The local detection rate, at around 80 per cent, or twice the national average, bears this out. The most recent murder, for which the file has just gone to the DPP, involved people staying temporarily in the area. And the murder before that, though part of sensational national events, is already fading into memory. That was the killing of Donal Dunne by Malcolm McArthur.
But time and circumstances are catching up with places like Castlejordan. The property craze, the tentacles of which have reached into Edenderry like every other town within city commuting distance, will see to that. Already used as an alternative route to the west, this town of about 5,500 souls is set for huge growth, with more than 1,000 planning applications in process. Insp Dunleavy remarks on the phenomenon of "a solid queue of traffic, mostly Dublin-registered cars, from Edenderry to Leixlip every morning", en route to work at Intel and Hewlett Packard.
A mixture of anger and impotence, fear and fond memories jostled for primacy in the minds of Castlejordan people this week. Some wished grimly that they could find the perpetrators of this crime themselves and impose their own justice. Others are shocked by the sudden sense of their own vulnerability. "It's unreal what fear can do," said a local man, describing the plight of a "hardy" female relative. "My son drove into her yard a few days ago and she jumped. She jumped again when he opened the door."
Most powerful, though, is the sense of impotence.

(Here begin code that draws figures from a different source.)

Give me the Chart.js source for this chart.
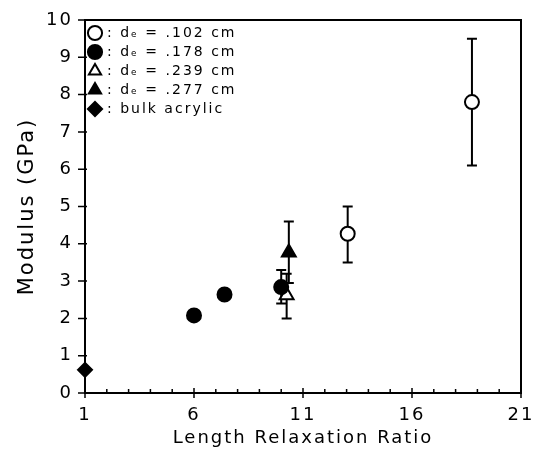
<!DOCTYPE html>
<html>
  <head>
    <meta charset="UTF-8">
    <title>Modulus vs Length Relaxation Ratio</title>
    <style>
      html, body { margin: 0; padding: 0; background: #fff; }
      .canvas { width: 533px; height: 449px; position: relative; }
    </style>
  </head>
  <body>
    <div class="canvas">
      <canvas id="canvas"></canvas>
    </div>
    <script src="https://cdn.jsdelivr.net/npm/chart.js@4.4.1/dist/chart.umd.min.js"></script>
    <script>
    // fibre diameters (legend)
    var seriesLabels = [': d\u2091 = .102 cm', ': d\u2091 = .178 cm', ': d\u2091 = .239 cm', ': d\u2091 = .277 cm', ': bulk acrylic'];

    // d = .102 cm (open circles)
    var x102 = [13.05, 18.75];
    var y102 = [4.27, 7.8];
    var lo102 = [3.5, 6.1];
    var hi102 = [5.0, 9.5];

    // d = .178 cm (filled circles)
    var x178 = [6.0, 7.4, 10.0];
    var y178 = [2.08, 2.64, 2.84];
    var lo178 = [null, null, 2.4];
    var hi178 = [null, null, 3.3];

    // d = .239 cm (open triangle)
    var x239 = [10.25];
    var y239 = [2.62];
    var lo239 = [2.0];
    var hi239 = [3.2];

    // d = .277 cm (filled triangle)
    var x277 = [10.35];
    var y277 = [3.77];
    var lo277 = [2.95];
    var hi277 = [4.6];

    // bulk acrylic
    var xBulk = [1];
    var yBulk = [0.62];

    function toPoints(xs, ys) {
        return xs.map(function(x, i) { return {x: x, y: ys[i]}; });
    }

    // error bars, same order as the datasets
    var errorBars = [
        {lo: lo102, hi: hi102},
        {lo: lo178, hi: hi178},
        {lo: lo239, hi: hi239},
        {lo: lo277, hi: hi277},
        null
    ];

    var FONT = "'DejaVu Sans', sans-serif";

    // spaced-out lettering like the original
    var spacing = {
        id: 'spacing',
        beforeLayout: function(chart) { chart.ctx.letterSpacing = '2px'; },
        beforeDraw: function(chart) { chart.ctx.letterSpacing = '2px'; }
    };

    // frame, tick marks and error bars drawn under the symbols
    var frameAndErrors = {
        id: 'frameAndErrors',
        beforeDatasetsDraw: function(chart) {
            var ctx = chart.ctx;
            var a = chart.chartArea;
            var xs = chart.scales.x, ys = chart.scales.y;
            ctx.save();
            ctx.strokeStyle = '#000';
            ctx.lineWidth = 2;
            ctx.strokeRect(a.left, a.top, a.right - a.left, a.bottom - a.top);

            ctx.lineWidth = 1.5;
            ctx.beginPath();
            xs.ticks.forEach(function(t) {
                var px = xs.getPixelForValue(t.value);
                if ((t.value - 1) % 5 === 0) {
                    ctx.moveTo(px, a.bottom + 5);
                    ctx.lineTo(px, a.bottom - 5);
                } else {
                    ctx.moveTo(px, a.bottom);
                    ctx.lineTo(px, a.bottom - 4);
                }
            });
            ys.ticks.forEach(function(t) {
                var py = ys.getPixelForValue(t.value);
                ctx.moveTo(a.left - 7, py);
                ctx.lineTo(a.left + 2, py);
            });
            ctx.stroke();

            ctx.lineWidth = 2;
            chart.data.datasets.forEach(function(ds, di) {
                var eb = errorBars[di];
                if (!eb) return;
                ds.data.forEach(function(p, i) {
                    if (eb.lo[i] == null) return;
                    var px = xs.getPixelForValue(p.x);
                    var pl = ys.getPixelForValue(eb.lo[i]);
                    var ph = ys.getPixelForValue(eb.hi[i]);
                    ctx.beginPath();
                    ctx.moveTo(px, pl);
                    ctx.lineTo(px, ph);
                    ctx.moveTo(px - 5, pl);
                    ctx.lineTo(px + 5, pl);
                    ctx.moveTo(px - 5, ph);
                    ctx.lineTo(px + 5, ph);
                    ctx.stroke();
                });
            });
            ctx.restore();
        }
    };

    function series(label, xs, ys, style, fill, radius) {
        return {
            label: label,
            data: toPoints(xs, ys),
            pointStyle: style,
            pointRadius: radius,
            pointHoverRadius: radius,
            pointBorderWidth: 2,
            borderWidth: 2,
            backgroundColor: fill,
            borderColor: '#000',
            pointBackgroundColor: fill,
            pointBorderColor: '#000',
            showLine: false,
            clip: false
        };
    }

    var ctx = document.getElementById('canvas').getContext('2d');
    var chart = new Chart(ctx, {
        type: 'scatter',
        data: {
            datasets: [
                series(seriesLabels[0], x102, y102, 'circle', '#fff', 7),
                series(seriesLabels[1], x178, y178, 'circle', '#000', 7),
                series(seriesLabels[2], x239, y239, 'triangle', '#fff', 8),
                series(seriesLabels[3], x277, y277, 'triangle', '#000', 8),
                series(seriesLabels[4], xBulk, yBulk, 'rectRot', '#000', 7)
            ]
        },
        options: {
            responsive: true,
            maintainAspectRatio: false,
            animation: false,
            events: [],
            layout: { padding: { top: 20, right: 12, left: 0, bottom: 0 } },
            plugins: {
                tooltip: { enabled: false },
                legend: {
                    position: 'chartArea',
                    align: 'start',
                    // blank title only pushes the rows below the top of the frame
                    title: {
                        display: true,
                        text: ' ',
                        padding: { top: 4, bottom: 5 },
                        font: { family: FONT, size: 10 }
                    },
                    labels: {
                        usePointStyle: true,
                        boxWidth: 10,
                        boxHeight: 10,
                        padding: 5,
                        color: '#000',
                        font: { family: FONT, size: 14 }
                    }
                }
            },
            scales: {
                x: {
                    type: 'linear',
                    min: 1,
                    max: 21,
                    grid: { display: false },
                    border: { display: false },
                    afterFit: function(s) {
                        s.height = 56;
                        s.paddingLeft = 0;
                        s.paddingRight = 0;
                    },
                    ticks: {
                        stepSize: 1,
                        autoSkip: false,
                        maxRotation: 0,
                        padding: 4,
                        color: '#000',
                        font: { family: FONT, size: 18 },
                        callback: function(v) { return (v - 1) % 5 === 0 ? String(v) : ''; }
                    },
                    title: {
                        display: true,
                        text: 'Length Relaxation Ratio',
                        color: '#000',
                        padding: { top: 0, bottom: 0 },
                        font: { family: FONT, size: 18 }
                    }
                },
                y: {
                    type: 'linear',
                    min: 0,
                    max: 10,
                    grid: { display: false },
                    border: { display: false },
                    afterFit: function(s) {
                        s.width = 85;
                        s.paddingTop = 0;
                        s.paddingBottom = 0;
                    },
                    ticks: {
                        stepSize: 1,
                        padding: 4,
                        color: '#000',
                        font: { family: FONT, size: 18 }
                    },
                    title: {
                        display: true,
                        text: 'Modulus (GPa)',
                        color: '#000',
                        padding: { top: 15, bottom: 0 },
                        font: { family: FONT, size: 21 }
                    }
                }
            }
        },
        plugins: [spacing, frameAndErrors]
    });
    </script>
  </body>
</html>
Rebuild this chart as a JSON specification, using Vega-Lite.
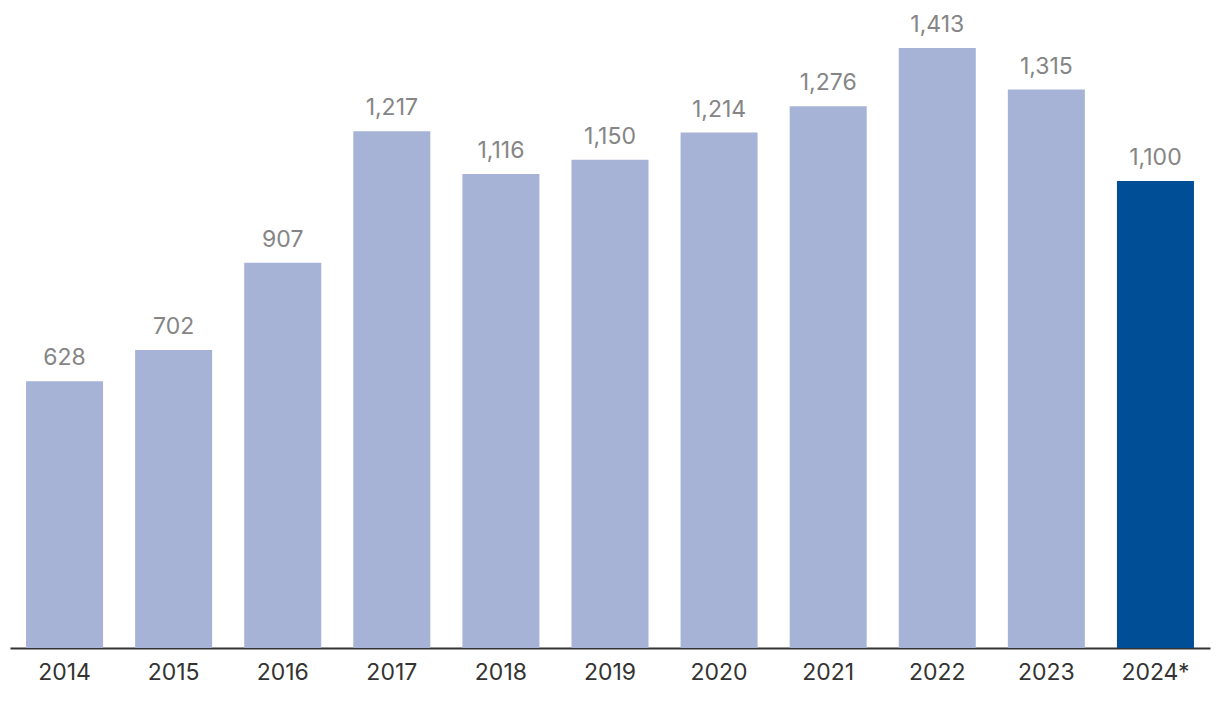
{
  "$schema": "https://vega.github.io/schema/vega-lite/v6.json",
  "width": 1200,
  "height": 600,
  "autosize": {"type": "none"},
  "padding": {"left": 10, "top": 48, "right": 10, "bottom": 54},
  "background": "white",
  "config": {"view": {"stroke": null}, "font": "Inter"},
  "data": {"values": [
    {"year": "2014", "value": 628, "type": "actual"},
    {"year": "2015", "value": 702, "type": "actual"},
    {"year": "2016", "value": 907, "type": "actual"},
    {"year": "2017", "value": 1217, "type": "actual"},
    {"year": "2018", "value": 1116, "type": "actual"},
    {"year": "2019", "value": 1150, "type": "actual"},
    {"year": "2020", "value": 1214, "type": "actual"},
    {"year": "2021", "value": 1276, "type": "actual"},
    {"year": "2022", "value": 1413, "type": "actual"},
    {"year": "2023", "value": 1315, "type": "actual"},
    {"year": "2024*", "value": 1100, "type": "forecast"}
  ]},
  "encoding": {
    "x": {"field": "year", "type": "nominal", "sort": null,
      "scale": {"paddingInner": 0.294},
      "axis": {"title": null, "labelAngle": 0, "labelFontSize": 23, "labelColor": "#333333",
        "labelPadding": 13, "ticks": false, "domainColor": "#333333", "domainWidth": 2, "grid": false}},
    "y": {"field": "value", "type": "quantitative",
      "scale": {"domain": [0, 1413], "nice": false}, "axis": null}
  },
  "layer": [
    {"mark": {"type": "bar"},
     "encoding": {"color": {"field": "type", "type": "nominal",
       "scale": {"domain": ["actual", "forecast"], "range": ["#A7B3D6", "#004F96"]}, "legend": null}}},
    {"mark": {"type": "text", "baseline": "alphabetic", "dy": -16, "fontSize": 23, "color": "#858585", "clip": false},
     "encoding": {"text": {"field": "value", "type": "quantitative", "format": ","}}}
  ]
}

The Logans were not reclusive old men. They had good, vigilant family and neighbours, an unusually active Community Alert organisation and constant reminders from the parish priest and gardai about security. They had a telephone, a panic button and a shotgun. They were active. In fact, had Monday been a dry day, they would have been shearing sheep instead of sitting in their kitchen.
But they grew up in the era of the permanently unlocked door, when open-faced young fellows who dropped in to talk about a football match in broad daylight on a summer's day were just what they seemed. And so there would have been no need to reach for an alarm, or a phone or a shotgun.
Still, Father Dillon is confident that, with the help of neighbours and Peter's own inner strength, the elderly man will again be able to feel secure in his home.
"People could be calling in to him three times a day," he said. "It's the kind of place where people would do that. Peter is the kind that could come through this. He'd have a good sense of his life, and thankfulness for his life. There is an enormous contentedness and thankfulness and serenity about some people, and he is one of them."